Josephus is writing to Rome about a building Rome burned. He needs them to understand what they destroyed, and silence is the first thing he reaches for. Not grandeur. Not cost. Silence. The implication is that this was not a human construction project. It was closer to creation itself, the way, in the opening chapters of the Torah, things simply appear, already complete, already in their right place.
But the silence of the construction was only the beginning of what Solomon built into the Temple's fabric. Pirkei DeRabbi Eliezer, the early medieval midrashic text that reimagines biblical history with startling specificity, preserves a detail that Josephus, writing for Romans, could never have thought to include. Solomon built two special gates in the Temple complex: one for bridegrooms, radiant with the joy of new beginnings, and one for mourners and those under the ban of nidui (communal separation). Each gate was recognizable by its design. When worshippers passed through the compound, they knew at a glance who was entering each gate. And they knew what to say.

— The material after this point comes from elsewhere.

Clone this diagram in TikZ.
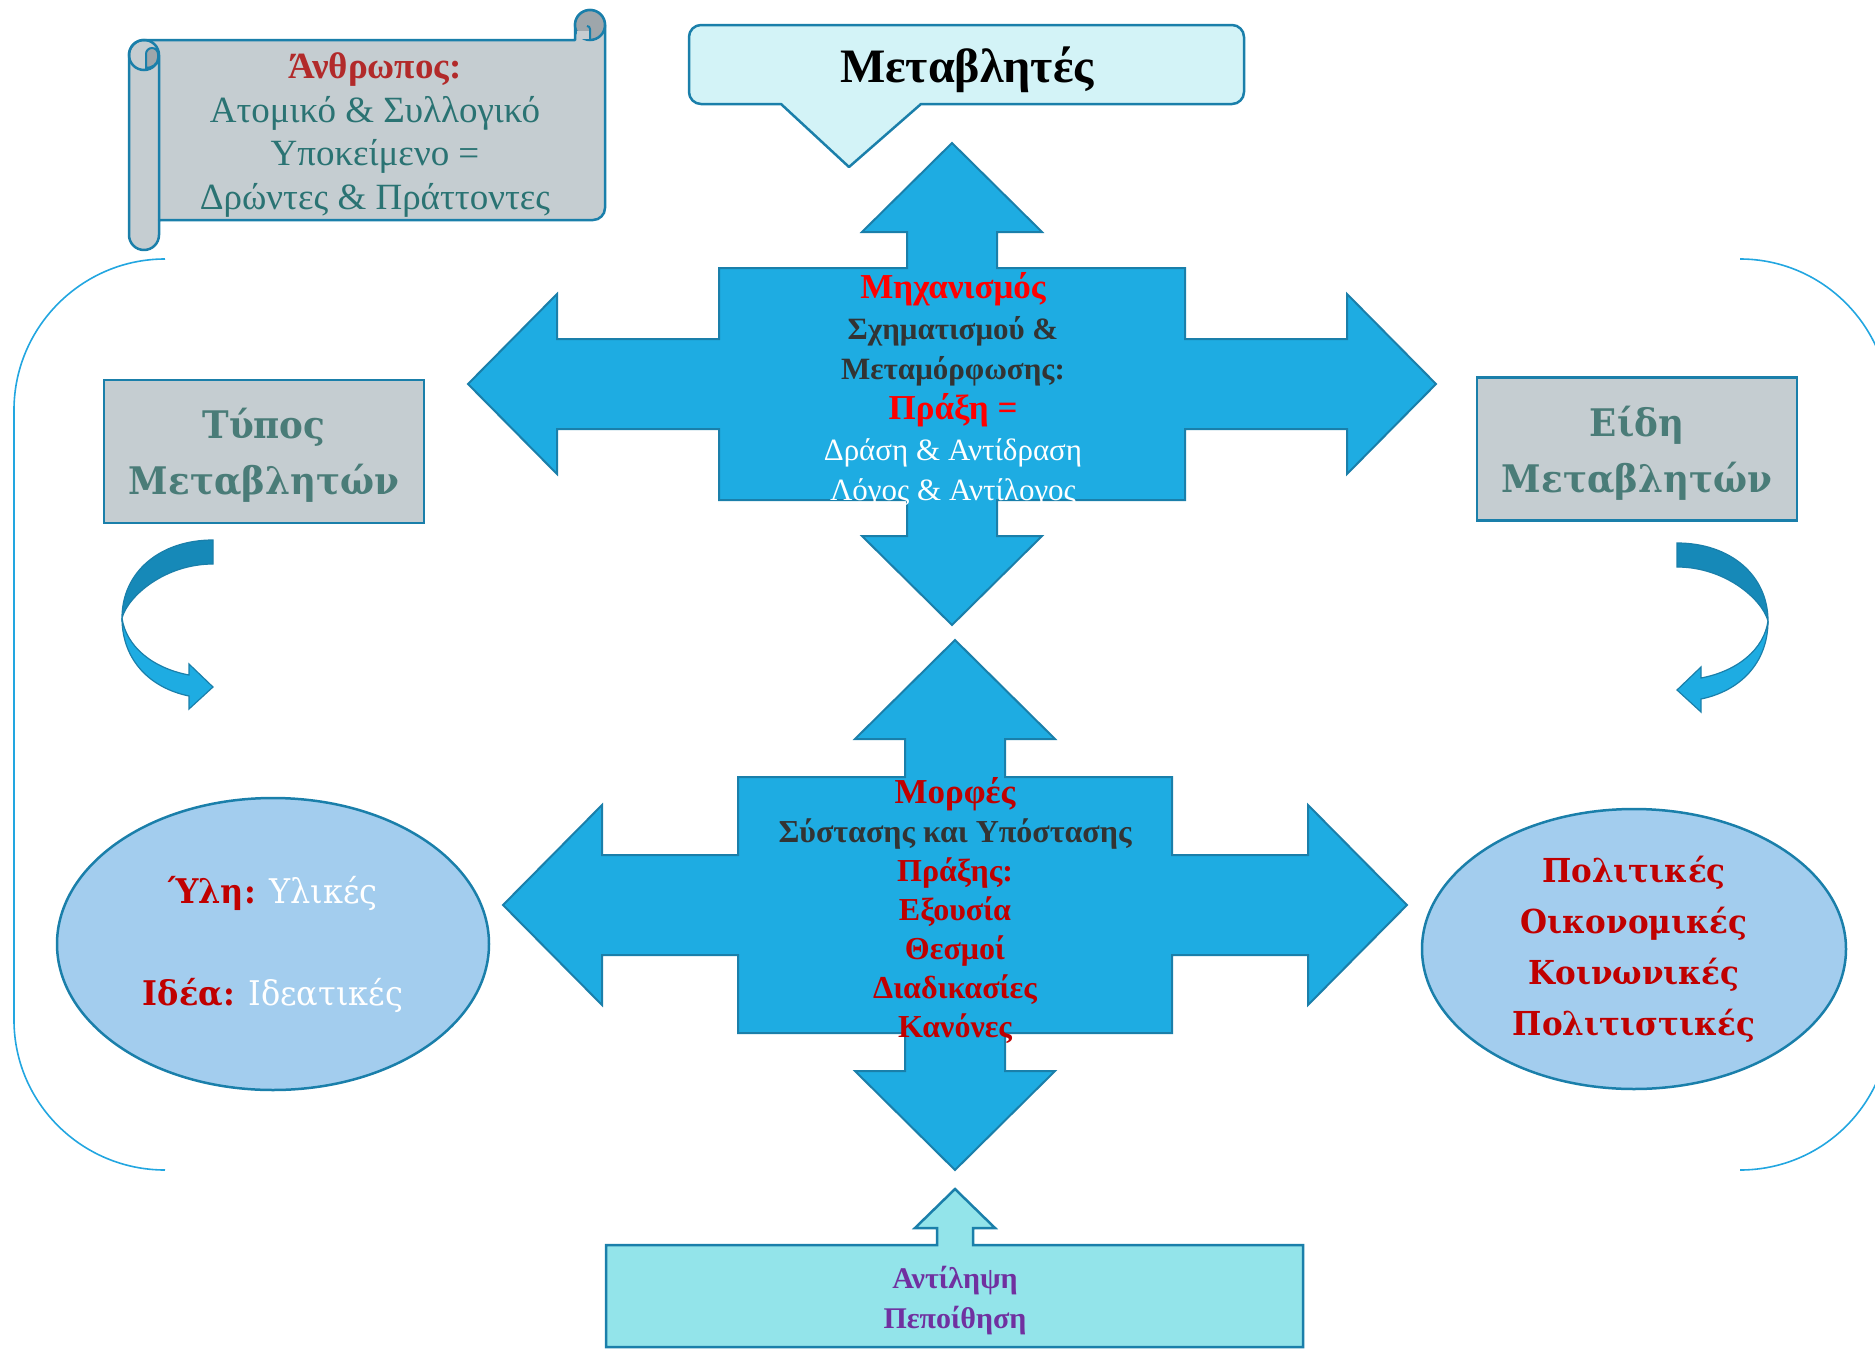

To the bridegroom: rejoice. To the mourner: may God comfort you. To the one under ban, who walked in isolation: the community directed mercy rather than stigma. Solomon understood, in a way that almost no institutional builder understands, that a sacred space must make room for every emotional state simultaneously. Joy and grief cannot simply coexist in theory. They have to be architected. They need different doors.
The rabbis of Shir HaShirim Rabbah, the fifth-century commentary on the Song of Songs, read the imagery of the Song as a map of the Temple's spiritual geography. The "locked garden" and "sealed wellspring" of the Song of Songs, in this reading, are not just erotic imagery, they are the inner chambers of the Temple, the zones of increasing holiness into which fewer and fewer people could enter. The garden is open, the courtyard more restricted, the inner sanctuary accessible only to priests, and the Holy of Holies entered only once a year by one man. The Song is describing the architecture of proximity to God.
The throne of Solomon, as Ginzberg's retelling describes it from the legends collected in rabbinic sources, stood just outside the Temple. It was a wonder that rivaled the Temple itself: golden lions, mechanical eagles, a twelve-step ascent where each step was flanked by a different animal. As the king climbed, the animals spoke, or seemed to speak, reminding Solomon at each step of a different biblical commandment. The throne was not just furniture. It was a mnemonic device for governance, an architectural argument that power must be accountable to law.
Together these texts describe a man who thought in systems. The silent construction was a statement about the divine source of the project. The two-gate system was a statement about human need. The throne design was a statement about the relationship between wisdom and accountability. And the Song of Songs, which tradition attributes to Solomon, was a statement about the relationship between God and Israel, intimate, longing, aware of separation but never severing the bond.
There is one more detail that closes the picture. The Talmud in tractate Moed Katan records that when Tisha B'Av comes, the anniversary of the Temple's destruction, mourners do not greet each other. The reason given is that on this day, the mourner is the default. Everyone mourns. The gate that Solomon built for mourners was, eventually, the only gate that mattered. When the Temple fell, every Jew entered through that door.
Josephus, writing from Rome after the destruction, preserved the silence. The Midrash preserved the gates. The aggadic tradition preserved the throne. All of them were trying to say the same thing about a building that no longer stood: that it had been designed not just to house God's presence, but to hold the full range of human life inside a sacred frame. Mourners and bridegrooms, priests and penitents, kings ascending a talking throne, all of them invited. All of them given a door. And when the building was gone, the memory of the doors remained, shaping how Jews mourned, how they celebrated, how they built every house of prayer that came after. Every synagogue that has served as both a wedding hall and a place for reciting Kaddish is an heir to what Solomon architected in stone. The same two doors, now built in time rather than wood, still mark the entrance for every kind of grief and every kind of joy.